Seals training in freezing water.
The story up to this point is captivating and exciting, but it was these final minutes of the rescue that really drove me to understand the dichotomy of abhorring the war, but praising the warrior.  They sat her down and explained they knew she was sick and had food, water, and medicine for her.  A few minutes later they became alarmed that someone might be out there, so they laid her down and a couple of the men laid on top of her while the rest formed a circle around her.  The most elite fighters in the world worth millions of dollars willingly became her bulletproof armor, so this little aid worker who is only known by her friends, family, and colleagues can have a chance to live.   Twenty four men, many of whom surely have wives and children, do not hesitate to take bullets to save Jessica's life.  The strongest of the strong are willing to die to protect the weak against evil.  That is why I am completely captivated by both the idea and the reality of the Navy SEALs.  I would most certainly bet that these guys find most of their fulfillment not in going after the bad guys, but in coming home with people who deserve to live.  At this part of the interview Scott Pelley commented, "So in that moment you were the most important thing in the world to them."  Jessica choked up for a brief moment and responds, "Yeah...it is really hard to comprehend."
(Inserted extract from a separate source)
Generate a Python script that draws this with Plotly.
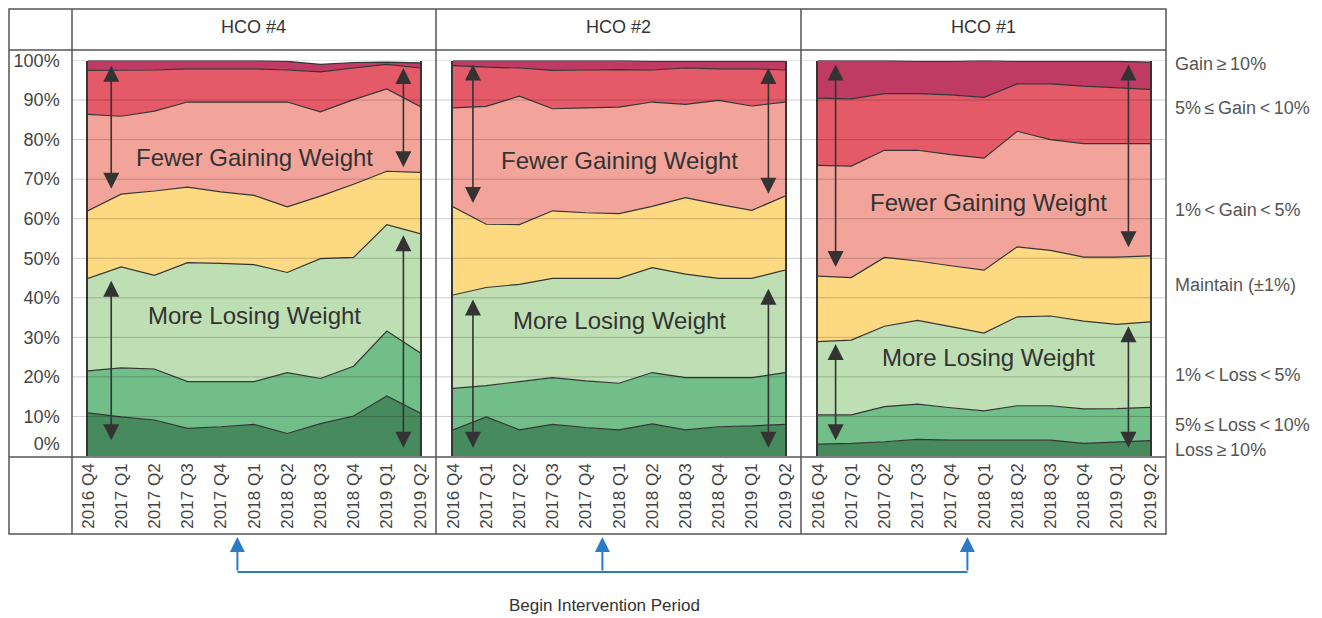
import plotly.graph_objects as go

# ---------------- data ----------------
quarters = ["2016 Q4", "2017 Q1", "2017 Q2", "2017 Q3", "2017 Q4", "2018 Q1",
            "2018 Q2", "2018 Q3", "2018 Q4", "2019 Q1", "2019 Q2"]
panel_titles = ["HCO #4", "HCO #2", "HCO #1"]
categories = ["Loss ≥ 10%", "5% ≤ Loss < 10%", "1% < Loss < 5%", "Maintain (±1%)",
              "1% < Gain < 5%", "5% ≤ Gain < 10%", "Gain ≥ 10%"]
category_labels = ["Loss\u2009≥\u200910%", "5%\u2009≤\u2009Loss\u2009<\u200910%", "1%\u2009<\u2009Loss\u2009<\u20095%",
                   "Maintain (±1%)", "1%\u2009<\u2009Gain\u2009<\u20095%", "5%\u2009≤\u2009Gain\u2009<\u200910%",
                   "Gain\u2009≥\u200910%"]
colors = ["#468a5e", "#72be88", "#bedfb3", "#fdd982", "#f2a49b", "#e45a68", "#c03b63"]

# HCO #4 (percent of patients per category)
hco4_loss10 = [10.9, 9.9, 9.1, 7.0, 7.4, 8.0, 5.7, 8.2, 10.1, 15.2, 10.9]
hco4_loss5 = [10.6, 12.4, 12.9, 11.8, 11.4, 10.8, 15.4, 11.4, 12.6, 16.4, 15.2]
hco4_loss1 = [23.4, 25.5, 23.7, 30.1, 29.9, 29.6, 25.3, 30.3, 27.5, 26.9, 30.1]
hco4_maintain = [17.1, 18.4, 21.3, 19.1, 18.1, 17.5, 16.6, 15.8, 18.5, 13.5, 15.5]
hco4_gain1 = [24.4, 19.7, 20.2, 21.5, 22.7, 23.6, 26.5, 21.3, 21.4, 20.8, 16.7]
hco4_gain5 = [11.1, 11.6, 10.4, 8.4, 8.4, 8.4, 8.1, 10.1, 8.0, 6.2, 9.7]
hco4_gain10 = [2.5, 2.5, 2.4, 2.1, 2.1, 2.1, 2.2, 1.9, 1.4, 0.6, 1.3]

# HCO #2
hco2_loss10 = [6.6, 9.9, 6.6, 8.0, 7.2, 6.6, 8.1, 6.6, 7.4, 7.6, 8.0]
hco2_loss5 = [10.5, 7.9, 12.2, 11.8, 11.8, 11.8, 13.0, 13.2, 12.4, 12.2, 13.1]
hco2_loss1 = [23.6, 24.8, 24.6, 25.1, 25.9, 26.5, 26.5, 26.2, 25.1, 25.1, 25.9]
hco2_maintain = [22.3, 16.0, 15.1, 17.1, 16.6, 16.4, 15.5, 19.3, 18.7, 17.2, 18.7]
hco2_gain1 = [25.0, 29.8, 32.5, 25.8, 26.5, 26.9, 26.4, 23.6, 26.3, 26.4, 23.8]
hco2_gain5 = [10.7, 9.9, 7.1, 9.7, 9.6, 9.5, 8.1, 9.2, 8.0, 9.4, 8.1]
hco2_gain10 = [1.3, 1.7, 1.9, 2.5, 2.4, 2.3, 2.2, 1.7, 1.9, 1.9, 2.2]

# HCO #1
hco1_loss10 = [3.0, 3.2, 3.6, 4.2, 4.0, 4.0, 4.0, 4.0, 3.2, 3.6, 3.9]
hco1_loss5 = [7.4, 7.2, 8.9, 8.9, 8.2, 7.4, 8.7, 8.7, 8.7, 8.4, 8.4]
hco1_loss1 = [18.5, 18.9, 20.3, 21.2, 20.5, 19.7, 22.5, 22.7, 22.2, 21.3, 21.6]
hco1_maintain = [16.6, 15.8, 17.4, 15.0, 15.4, 15.9, 17.7, 16.6, 16.2, 17.0, 16.7]
hco1_gain1 = [28.0, 28.2, 27.1, 28.0, 28.1, 28.3, 29.2, 28.0, 28.7, 28.7, 28.4]
hco1_gain5 = [17.0, 17.0, 14.3, 14.3, 15.1, 15.4, 12.0, 14.1, 14.5, 14.1, 13.7]
hco1_gain10 = [9.5, 9.7, 8.4, 8.2, 8.5, 9.3, 5.7, 5.7, 6.3, 6.7, 6.9]

y_ticks = [0, 10, 20, 30, 40, 50, 60, 70, 80, 90, 100]
y_tick_text = ["0%", "10%", "20%", "30%", "40%", "50%", "60%", "70%", "80%", "90%", "100%"]
intervention_index = 4.5

# annotation positions (data coords of each panel)
arrows = [
    [(0.7, 98.7, 0.7, 67.2), (0.7, 44.3, 0.7, 3.6), (9.5, 98.1, 9.5, 72.6), (9.5, 55.8, 9.5, 1.7)],
    [(0.6, 99.0, 0.6, 63.6), (0.6, 39.6, 0.6, 1.7), (9.5, 98.1, 9.5, 65.9), (9.5, 42.3, 9.5, 1.7)],
    [(0.53, 99.0, 0.53, 47.4), (0.53, 28.3, 0.53, 3.6), (9.35, 99.0, 9.35, 52.4), (9.35, 32.8, 9.35, 1.7)],
]
label_pos = [[(5.0, 75.5), (5.0, 35.4)], [(5.0, 74.7), (5.0, 34.3)], [(5.15, 64.1), (5.15, 25.0)]]

panels = [
    [hco4_loss10, hco4_loss5, hco4_loss1, hco4_maintain, hco4_gain1, hco4_gain5, hco4_gain10],
    [hco2_loss10, hco2_loss5, hco2_loss1, hco2_maintain, hco2_gain1, hco2_gain5, hco2_gain10],
    [hco1_loss10, hco1_loss5, hco1_loss1, hco1_maintain, hco1_gain1, hco1_gain5, hco1_gain10],
]

# ---------------- layout helpers ----------------
W, H = 1322, 618
OFF = 8  # page body margin in the browser
def px(x):
    return (x - OFF) / W
def py(y):
    return 1 - (y - OFF) / H

FONT = "Liberation Sans, Arial, sans-serif"
panel_edges = [72, 436, 801, 1166]
data_x = [(88, 420), (453, 785), (818, 1150)]
y_dom = [py(456), py(60.5)]

fig = go.Figure()
for i, series in enumerate(panels):
    xa = "x" if i == 0 else f"x{i+1}"
    ya = "y" if i == 0 else f"y{i+1}"
    for name, vals, col in zip(categories, series, colors):
        fig.add_trace(go.Scatter(
            x=quarters, y=vals, name=name, mode="lines", stackgroup=f"p{i}",
            line=dict(color="#353535", width=1.2), fillcolor=col,
            xaxis=xa, yaxis=ya, showlegend=False, hoverinfo="x+y+name"))

layout = dict(
    width=W, height=H, autosize=False,
    margin=dict(l=0, r=0, t=0, b=0, pad=0, autoexpand=False),
    paper_bgcolor="white", plot_bgcolor="white",
    font=dict(family=FONT, color="#444"),
    showlegend=False,
)
for i in range(3):
    sx = "" if i == 0 else str(i + 1)
    layout[f"xaxis{sx}"] = dict(
        domain=[px(data_x[i][0]), px(data_x[i][1])], range=[0, 10], anchor=f"y{sx}",
        type="category", categoryorder="array", categoryarray=quarters,
        tickangle=-90, tickfont=dict(size=17, color="#444", family=FONT),
        showgrid=False, zeroline=False, showline=False, ticks="", ticklabelstandoff=3,
        automargin=False)
    layout[f"yaxis{sx}"] = dict(
        domain=y_dom, range=[0, 100], anchor=f"x{sx}",
        showgrid=False, zeroline=False, showline=True, mirror=True,
        linecolor="#353535", linewidth=1.5, ticks="",
        showticklabels=(i == 0), automargin=False)
layout["yaxis"].update(
    tickvals=[3] + y_ticks[1:], ticktext=y_tick_text,
    tickfont=dict(size=18, color="#444", family=FONT), ticklabelstandoff=23)

fig.update_layout(**layout)

shapes = []
# gridlines across panels
for t in y_ticks[1:]:
    shapes.append(dict(type="line", xref="paper", yref="y", x0=px(72), x1=px(1166),
                       y0=t, y1=t, line=dict(color="rgba(0,0,0,0.2)", width=1), layer="above"))
frame = dict(color="#555", width=1.5)
shapes.append(dict(type="rect", xref="paper", yref="paper", x0=px(9), x1=px(1166),
                   y0=py(534), y1=py(9), line=frame))
for xe in panel_edges[:-1]:
    shapes.append(dict(type="line", xref="paper", yref="paper", x0=px(xe), x1=px(xe),
                       y0=py(534), y1=py(9), line=frame))
for ye in (50, 457):
    shapes.append(dict(type="line", xref="paper", yref="paper", x0=px(9), x1=px(1166),
                       y0=py(ye), y1=py(ye), line=frame))

# blue intervention connector
blue = "#2a7cc6"
xi = [data_x[i][0] + (data_x[i][1] - data_x[i][0]) * intervention_index / 10 for i in range(3)]
shapes.append(dict(type="line", xref="paper", yref="paper", x0=px(xi[0]), x1=px(xi[2]),
                   y0=py(572), y1=py(572), line=dict(color=blue, width=2)))

annotations = []
for i in range(3):
    sx = "" if i == 0 else str(i + 1)
    annotations.append(dict(text=panel_titles[i], xref="paper", yref="paper",
                            x=px((panel_edges[i] + panel_edges[i + 1]) / 2), y=py(27),
                            xanchor="center", yanchor="middle",
                            showarrow=False, font=dict(size=18, color="#333", family=FONT)))
    for (x0, y0, x1, y1) in arrows[i]:
        annotations.append(dict(text="", x=x0, y=y0, ax=x1, ay=y1,
                                xref=f"x{sx}", yref=f"y{sx}", axref=f"x{sx}", ayref=f"y{sx}",
                                showarrow=True, arrowhead=2, startarrowhead=2, arrowside="end+start",
                                arrowsize=2.0, startarrowsize=2.0, arrowwidth=1.6,
                                arrowcolor="#333", standoff=0, startstandoff=0))
    for txt, (lx, ly) in zip(["Fewer Gaining Weight", "More Losing Weight"], label_pos[i]):
        annotations.append(dict(text=txt, x=lx, y=ly, xref=f"x{sx}", yref=f"y{sx}",
                                xanchor="center", yanchor="middle",
                                showarrow=False, font=dict(size=24, color="#333", family=FONT)))
    annotations.append(dict(text="", x=intervention_index, y=py(537), xref=f"x{sx}", yref="paper",
                            ax=0, ay=35, showarrow=True, arrowhead=2, arrowsize=1.5,
                            arrowwidth=2, arrowcolor=blue, standoff=0))

# category labels at right
right_y = [450, 425, 375, 285, 210, 108, 64]
for lab, yy in zip(category_labels, right_y):
    annotations.append(dict(text=lab, xref="paper", yref="paper", x=px(1173), y=py(yy),
                            xanchor="left", yanchor="middle", showarrow=False,
                            font=dict(size=18, color="#555", family=FONT)))

annotations.append(dict(text="Begin Intervention Period", xref="paper", yref="paper",
                        x=px(604), y=py(605), xanchor="center", yanchor="middle", showarrow=False,
                        font=dict(size=17, color="#333", family=FONT)))

fig.update_layout(shapes=shapes, annotations=annotations)
fig.write_html("out.html", config={"responsive": False})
In a small but poignant moment, Pelley follows up the story explaining that her co-captive, Poul Hagen Thisted, was also rescued by the SEALs and later claimed that his lucky break was "being captured with an American."

Jessica Buchanan in Africa.
With all the bad news and bloody conflicts going on around us, some of which we are responsible for, it is great to know that we still have what it takes to send the strongest to rescue the weakest.  As I have recently been actively trying to make my own connections of all the internal desires and interests that drive and motivate me, it is stories like these that connect my fascination with the SEALs to my political leanings; and I realize that I find the most honor in the strongest helping the weakest, not because they have to, but because they are driven to and know it is the right thing to do.  At the twilight of our lives we will look back and remember those particular moments as some of the most important.  But this story also reminds us that strength is not always about running, swimming, and firing a weapon; as Jessica and Poul left a life of comfort to help small African children to have a chance to live their own lives, not because they had to, but because they were driven to help those that needed it.  There are some kids in Africa that are alive because of them, just as they are alive because of those anonymous Navy SEALs. Two completely different types of strength working for our fellow humans -- both equally amazing. 

One of the training exercises is to have your hands tied behind your back and survive in water.
Many applicants never make it out of the first few weeks of training.